The Earth Negotiations Bulletin, a mainstay reporting service for the negotiations, in its summary of the Doha negotiations describes AILAC’s emergence as an indication of a potentially major change: “The evolving negotiating dynamics perhaps herald a new world order on a different level. Developing countries have started to look at the future with different perspectives.”

Mónica Araya described to us how the group’s “objective is to build bridges to be constructive, propositive and open to dialogue” in what are often polarized and unproductive negotiations.  “The point is not to tell others they are wrong. Our objective is to move the 2015 negotiations forward,” she says.

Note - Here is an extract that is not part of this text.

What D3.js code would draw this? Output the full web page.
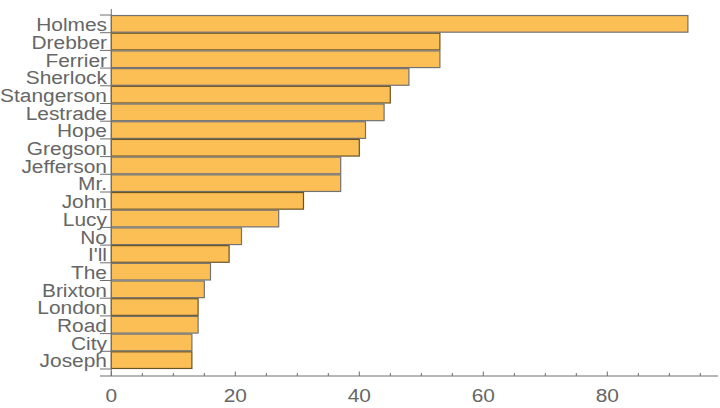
<!DOCTYPE html>
<html>
<head>
<meta charset="utf-8">
<script src="https://cdn.jsdelivr.net/npm/d3@7"></script>
<style>
  body { margin: 0; background: #fff; }
  text { font-family: "Liberation Sans", Arial, sans-serif; fill: #666; }
</style>
</head>
<body>
<div id="chart"></div>
<script>
// word counts, top to bottom
var names = ["Holmes", "Drebber", "Ferrier", "Sherlock", "Stangerson", "Lestrade", "Hope",
  "Gregson", "Jefferson", "Mr.", "John", "Lucy", "No", "I'll", "The", "Brixton",
  "London", "Road", "City", "Joseph"];
var counts = [93, 53, 53, 48, 45, 44, 41, 40, 37, 37, 31, 27, 21, 19, 16, 15, 14, 14, 13, 13];
var xTicks = [0, 20, 40, 60, 80];
var xMinor = [5, 10, 15, 25, 30, 35, 45, 50, 55, 65, 70, 75, 85, 90, 95];

var width = 720, height = 408;

var svg = d3.select("#chart").append("svg")
  .attr("width", width)
  .attr("height", height);

// x scale: 0 at ~111, 6.2px per unit
var x = d3.scaleLinear().domain([0, 100]).range([111.3, 111.3 + 620]);

var y = d3.scaleBand()
  .domain(names)
  .range([15, 369])
  .paddingInner(0.06)
  .paddingOuter(0.03);

var axisColor = "#6e6e6e";
var stretch = 1.1; // text in the original is a bit wide

// bars
svg.append("g").selectAll("rect")
  .data(names)
  .enter().append("rect")
    .attr("x", x(0))
    .attr("y", function(d) { return y(d); })
    .attr("width", function(d, i) { return x(counts[i]) - x(0); })
    .attr("height", y.bandwidth())
    .attr("fill", "#fbbf56")
    .attr("stroke", function(d, i) { return i % 3 == 1 ? "#6b5424" : "#727272"; })
    .attr("stroke-width", 1.2);

// y axis line
svg.append("line")
  .attr("x1", x(0)).attr("x2", x(0))
  .attr("y1", 9).attr("y2", 376)
  .attr("stroke", axisColor);

// y ticks at band boundaries
var step = y.step();
var bounds = names.map(function(d) { return y(d) - step * y.paddingInner() / 2; });
bounds.push(y(names[names.length - 1]) + y.bandwidth() + step * y.paddingInner() / 2);
svg.append("g").selectAll("line")
  .data(bounds)
  .enter().append("line")
    .attr("x1", 100).attr("x2", x(0))
    .attr("y1", function(d) { return d; })
    .attr("y2", function(d) { return d; })
    .attr("stroke", axisColor);

// y labels
svg.append("g").selectAll("text")
  .data(names)
  .enter().append("text")
    .attr("transform", function(d) {
      return "translate(107," + (y(d) + y.bandwidth() / 2 + 7.3) + ") scale(" + stretch + ",1)";
    })
    .attr("text-anchor", "end")
    .style("font-size", "19px")
    .text(function(d) { return d; });

// x axis
svg.append("line")
  .attr("x1", 100).attr("x2", 718)
  .attr("y1", 376).attr("y2", 376)
  .attr("stroke", axisColor);

svg.append("g").selectAll("line")
  .data(xTicks)
  .enter().append("line")
    .attr("x1", function(d) { return x(d); })
    .attr("x2", function(d) { return x(d); })
    .attr("y1", 376).attr("y2", 371.5)
    .attr("stroke", axisColor);

svg.append("g").selectAll("line")
  .data(xMinor)
  .enter().append("line")
    .attr("x1", function(d) { return x(d); })
    .attr("x2", function(d) { return x(d); })
    .attr("y1", 376).attr("y2", 373)
    .attr("stroke", axisColor);

svg.append("g").selectAll("text")
  .data(xTicks)
  .enter().append("text")
    .attr("transform", function(d) { return "translate(" + x(d) + ",401.5) scale(" + stretch + ",1)"; })
    .attr("text-anchor", "middle")
    .style("font-size", "19px")
    .text(function(d) { return d; });
</script>
</body>
</html>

The timing for this kind of leadership is ripe.

Qatar’s bleak desert landscape is broken only by green patches where the nation’s many guest workers frequently hose down its manicured gardens or flip on underground irrigation systems.  Likewise, the greenest shoots in the vast granite hallways of the Qatar National Convention Center were from this group of middle-income developing countries that do not neatly fit in the story of North versus South.  For example, the Dominican Republic, ranked 90th in the world with a GDP per capita of just $5,500 a year, made an unconditional pledge last week to reduce its emissions by 25 percent below 2010 levels by 2020.  That such a poor nation is willing to make a commitment that far exceeds that of the United States (with income at $48,000 per person) should jolt them into action.

Back in Bali in 2007, the U.S. was told brusquely by a developing country delegate to “lead, follow, or get out of the way.”  AILAC’s move is a brave “revolt of the middle,” by actors who have offered leadership with ambitious action, without waiting for emissions reductions, pledges or even financial support from others.  This is a courageous move of nations taking an uncertain step towards the long-term goal of low carbon resilient economies and away from old negotiating positions that avoid commitments.  We should follow their leadership with our own bold action and support:  We need to learn from these leaders and water these precious green shoots.